Es kommt nur selten vor, dass Regierungsfraktionen und Opposition im Bundestag einander die Hand reichen – genau das ist im Februar passiert, und nicht nur im übertragenen Sinn. Per Handschlag hatten sich Kauder und der Grünen-Vorsitzende Cem Özdemir auf einen gemeinsamen Armenien-Antrag verständigt. Dass der Bundestag nach langem Zögern die Massaker an den Armeniern Völkermord nennt, geht zum großen Teil auf Özdemirs Bemühungen zurück. Von Genugtuung ist ihm an diesem Tag allerdings nichts anzumerken.

Aufruf zur Versöhnung

Özdemir sieht es als historische Verpflichtung Deutschlands, sich zu diesem Thema klar zu äußern und zugleich Armenier und Türken zur Versöhnung aufzurufen. „Nur weil wir in der Vergangenheit Komplizen dieses furchtbaren Verbrechens geworden sind, dürfen wir heute nicht Komplizen der Leugner werden“, mahnt der Grünen-Chef, der wegen seines Einsatzes für die Resolution massiv bedroht worden ist.

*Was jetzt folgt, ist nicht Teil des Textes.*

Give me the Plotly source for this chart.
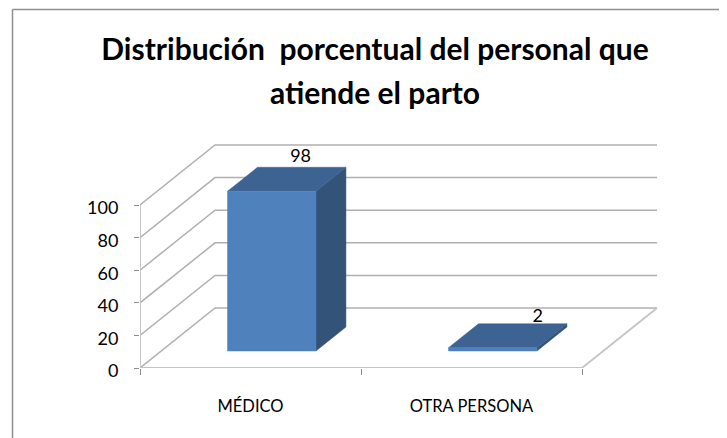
import plotly.graph_objects as go

# ---- data ----
categories = ["MÉDICO", "OTRA PERSONA"]
values = [98, 2]
y_ticks = [0, 20, 40, 60, 80, 100]
title_lines = ["Distribución  porcentual del personal que", "atiende el parto"]

# ---- chart geometry / style (the page puts the figure at an 8px body margin) ----
PAGE = 8
W, H = 727 - PAGE, 438 - PAGE
X0, Y0 = 140 - PAGE, 368 - PAGE   # pixel position of the front-left origin
PX_CAT, PX_VAL = 221, 1.63        # pixels per category / per value unit
DX, DY = 75, 60                   # oblique depth offset in pixels
R_PX, T_PX = 660 - PAGE, 138 - PAGE
BAR_W, D1, D2 = 0.40, 0.283, 0.683
GRID = "#b0b0b0"
FRONT, TOP, SIDE = "#4f81bd", "#3d6392", "#335378"
FONT = "Lato, Carlito, Calibri, sans-serif"
TITLE_SIZE = 30
TITLE_CX = 375 - PAGE
TITLE_Y1, TITLE_Y2 = 49 - PAGE, 92 - PAGE


def proj(c, v, d):
    """Oblique projection of (category, value, depth) into axis units."""
    return c + d * DX / PX_CAT, v + d * DY / PX_VAL


def poly(pts, fill):
    xs, ys = zip(*[proj(*p) for p in pts + pts[:1]])
    return go.Scatter(x=xs, y=ys, mode="lines", fill="toself", fillcolor=fill,
                      line=dict(color=fill, width=0.5), hoverinfo="skip")


def line(pts, width=1.5, color=GRID):
    xs, ys = zip(*[proj(*p) for p in pts])
    return go.Scatter(x=xs, y=ys, mode="lines", line=dict(color=color, width=width),
                      hoverinfo="skip")


n = len(categories)
fig = go.Figure()

# walls and floor
for t in y_ticks:
    fig.add_trace(line([(0, t, 0), (0, t, 1), (n, t, 1)]))
fig.add_trace(line([(n, 0, 1), (n, 0, 0), (0, 0, 0), (0, max(y_ticks), 0)], width=1.8, color="#c4c4c4"))

# bars
for i, v in enumerate(values):
    a, b = i + 0.5 - BAR_W / 2, i + 0.5 + BAR_W / 2
    fig.add_trace(poly([(b, 0, D1), (b, 0, D2), (b, v, D2), (b, v, D1)], SIDE))
    fig.add_trace(poly([(a, v, D1), (b, v, D1), (b, v, D2), (a, v, D2)], TOP))
    fig.add_trace(poly([(a, 0, D1), (b, 0, D1), (b, v, D1), (a, v, D1)], FRONT))

# data labels
lx0, ly0 = proj(0.5 - 0.005, values[0] + 1 / PX_VAL, D2)
lx1, ly1 = proj(1.5 + 15 / PX_CAT, values[1] - 3 / PX_VAL, D2)
fig.add_trace(go.Scatter(x=[lx0, lx1], y=[ly0, ly1], mode="text",
                         text=[str(v) for v in values], textposition="top center",
                         textfont=dict(family=FONT, size=18, color="#000000"),
                         hoverinfo="skip"))

title_font = dict(family=FONT, size=TITLE_SIZE, color="#000000", weight="bold")
fig.update_layout(
    width=W, height=H, showlegend=False,
    paper_bgcolor="white", plot_bgcolor="white",
    margin=dict(l=X0, r=W - R_PX, t=T_PX, b=H - Y0, pad=0),
    font=dict(family=FONT, color="#000000"),
    title=dict(text=title_lines[0], x=TITLE_CX / W, xanchor="center", xref="container",
               y=1 - TITLE_Y1 / H, yanchor="middle", font=title_font),
    annotations=[dict(text=title_lines[1], xref="paper", yref="paper", showarrow=False,
                      x=(TITLE_CX - X0) / (R_PX - X0), xanchor="center",
                      y=(Y0 - TITLE_Y2) / (Y0 - T_PX), yanchor="middle", font=title_font)],
    xaxis=dict(range=[0, (R_PX - X0) / PX_CAT], showgrid=False, zeroline=False, showline=False,
               tickmode="array", tickvals=[i + 0.5 for i in range(n)], ticktext=categories,
               ticks="", ticklen=0, tickfont=dict(size=16.5), fixedrange=True, automargin=False,
               ticklabelstandoff=26,
               minor=dict(tickmode="array", tickvals=list(range(n + 1)), ticks="outside",
                          ticklen=6, tickcolor="#8c8c8c", tickwidth=1, showgrid=False)),
    yaxis=dict(range=[0, (Y0 - T_PX) / PX_VAL], showgrid=False, zeroline=False, showline=False,
               tickmode="array", tickvals=y_ticks, ticks="outside", ticklen=5, tickcolor="#8c8c8c",
               tickwidth=1, tickfont=dict(size=18), fixedrange=True, automargin=False,
               ticklabelstandoff=12, ticklabelshift=3),
    shapes=[
        dict(type="line", xref="paper", yref="paper",
             x0=(4.5 - X0) / (R_PX - X0), x1=(W - X0) / (R_PX - X0),
             y0=(Y0 - 1.5) / (Y0 - T_PX), y1=(Y0 - 1.5) / (Y0 - T_PX),
             line=dict(color="#8e8e8e", width=1.5)),
        dict(type="line", xref="paper", yref="paper",
             x0=(4.5 - X0) / (R_PX - X0), x1=(4.5 - X0) / (R_PX - X0),
             y0=(Y0 - 1.5) / (Y0 - T_PX), y1=(Y0 - H) / (Y0 - T_PX),
             line=dict(color="#8e8e8e", width=1.5)),
    ],
)
fig.write_html("out.html", config=dict(displayModeBar=False))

Mehrere Redner betonen, dass die Resolution nicht gegen die heutige Türkei gerichtet sei. Es gehe nicht darum, „die Türkei an den Pranger zu stellen“, sagt der Unionsfraktionsvize Franz-Josef Jung. Und der SPD-Abgeordnete Dietmar Nietan appelliert an die jungen Menschen vor allem in der Türkei, nicht alles zu glauben, was ihnen gesagt werde oder was in ihren Schulbüchern stehe. „Lassen Sie sich nicht einreden, dass die, die das Wort Völkermord in den Mund nehmen, das türkische Volk beleidigen wollen!“

Doch auch wenn es nicht um die heutige Türkei gehen soll, scheint doch hin und wieder Kritik am autoritären Kurs von Präsident Erdogan auf. Als Özdemir nach der Abstimmung vor die Kameras tritt, wiederholt er noch einmal, was er gerade im Plenarsaal betont hat: Er müsse keine Angst davor haben, dass er später vor dem Parlament verhaftet oder dass seine Immunität aufgehoben werde, dass er geschlagen oder gar umgebracht werde, sagt er in Anspielung auf die politische Lage in der Türkei und das Vorgehen der Regierung gegen die Opposition.

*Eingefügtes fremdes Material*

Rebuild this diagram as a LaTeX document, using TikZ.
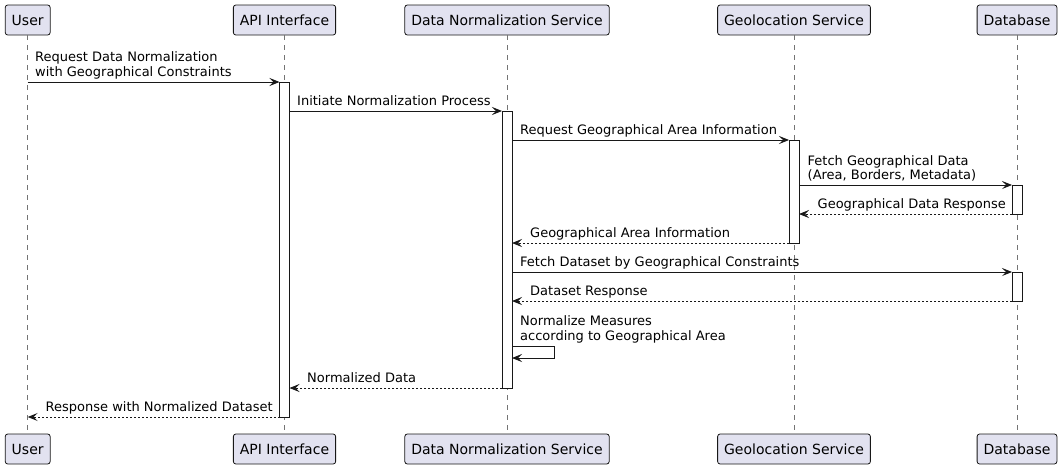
\documentclass[tikz,border=0pt]{standalone}
\usepackage{fontspec}
\setmainfont{DejaVu Sans}
\usetikzlibrary{arrows.meta}
\definecolor{lnc}{HTML}{181818}
\definecolor{pfill}{HTML}{E2E2F0}
\begin{document}
\begin{tikzpicture}[x=1pt,y=-1pt,
  part/.style={draw=lnc,fill=pfill,line width=0.8pt,rounded corners=2.5pt,minimum height=30pt,inner xsep=6.5pt,inner ysep=0pt,font=\fontsize{14}{16}\selectfont},
  lifeline/.style={draw=lnc!60,line width=0.7pt,dash pattern=on 5pt off 5pt},
  actbox/.style={draw=lnc,fill=white,line width=0.8pt,minimum width=10pt,inner sep=0pt,outer sep=0pt},
  msg/.style={draw=lnc,line width=0.9pt,-{Stealth[length=10pt,width=8pt,inset=4pt]}},
  ret/.style={msg,dash pattern=on 2pt off 2pt},
  lbl/.style={anchor=base west,inner sep=0pt,align=left,font=\fontsize{13}{14.5}\selectfont}
]
\useasboundingbox (0,0) rectangle (1062,469);
% participants
\node[part] (uT) at (27.7,20) {User};
\node[part] (aT) at (284.5,20) {API Interface};
\node[part] (dT) at (507,20) {Data Normalization Service};
\node[part] (gT) at (794,20) {Geolocation Service};
\node[part] (bT) at (1017,20) {Database};
\node[part] (uB) at (27.7,449) {User};
\node[part] (aB) at (284.5,449) {API Interface};
\node[part] (dB) at (507,449) {Data Normalization Service};
\node[part] (gB) at (794,449) {Geolocation Service};
\node[part] (bB) at (1017,449) {Database};
% lifelines
\draw[lifeline] (uT.south) -- (uB.north);
\draw[lifeline] (aT.south) -- (aB.north);
\draw[lifeline] (dT.south) -- (dB.north);
\draw[lifeline] (gT.south) -- (gB.north);
\draw[lifeline] (bT.south) -- (bB.north);
% activations
\node[actbox,minimum height=335pt] (aA) at (284.5,249.5) {};
\node[actbox,minimum height=277pt] (dA) at (507,249.5) {};
\node[actbox,minimum height=103pt] (gA) at (794,191.5) {};
\node[actbox,minimum height=29pt] (bA1) at (1017,199.5) {};
\node[actbox,minimum height=29pt] (bA2) at (1017,286.5) {};
% coordinates on lifelines
\coordinate (u1) at (27.7,82);
\coordinate (u11) at (27.7,417);
\coordinate (y2) at (0,111);
\coordinate (y3) at (0,140);
\coordinate (y6) at (0,243);
\coordinate (y8) at (0,301);
\coordinate (y10) at (0,388);
\coordinate (s1) at (0,346);
\coordinate (s2) at (0,358);
\coordinate (sR) at (554,0);
% messages
\draw[msg] (u1) -- (aA.north west);
\node[lbl] at (35,76) {Request Data Normalization\\with Geographical Constraints};
\draw[msg] (aA.east |- y2) -- (dA.north west);
\node[lbl] at (297,105.5) {Initiate Normalization Process};
\draw[msg] (dA.east |- y3) -- (gA.north west);
\node[lbl] at (520,134.5) {Request Geographical Area Information};
\draw[msg] (gA.east |- bA1.north) -- (bA1.north west);
\node[lbl] at (807.5,179.5) {Fetch Geographical Data\\(Area, Borders, Metadata)};
\draw[ret] (bA1.south west) -- (gA.east |- bA1.south);
\node[lbl] at (817.5,208.5) {Geographical Data Response};
\draw[ret] (gA.south west) -- (dA.east |- y6);
\node[lbl] at (530,237.5) {Geographical Area Information};
\draw[msg] (dA.east |- bA2.north) -- (bA2.north west);
\node[lbl] at (520,266.5) {Fetch Dataset by Geographical Constraints};
\draw[ret] (bA2.south west) -- (dA.east |- y8);
\node[lbl] at (530,295.5) {Dataset Response};
\draw[msg] (dA.east |- s1) -- (sR |- s1) -- (sR |- s2) -- (dA.east |- s2);
\node[lbl] at (520,340) {Normalize Measures\\according to Geographical Area};
\draw[ret] (dA.south west) -- (aA.east |- y10);
\node[lbl] at (307,382.5) {Normalized Data};
\draw[ret] (aA.south west) -- (u11);
\node[lbl] at (45.5,411.5) {Response with Normalized Dataset};
\end{tikzpicture}
\end{document}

Auf der linken Zuschauertribüne halten die Armenier derweil Plakate mit dem Wort „Danke“ hoch. Auf der anderen Seite verlassen die türkischen Gäste mit versteinerten Gesichtern den Saal.

Mitglieder der Armenier-Initiative "Anerkennung Jetzt" danken nach der Abstimmung den deutschen Parlamentariern.
Mitglieder der Armenier-Initiative "Anerkennung Jetzt" danken nach der Abstimmung den deutschen Parlamentariern.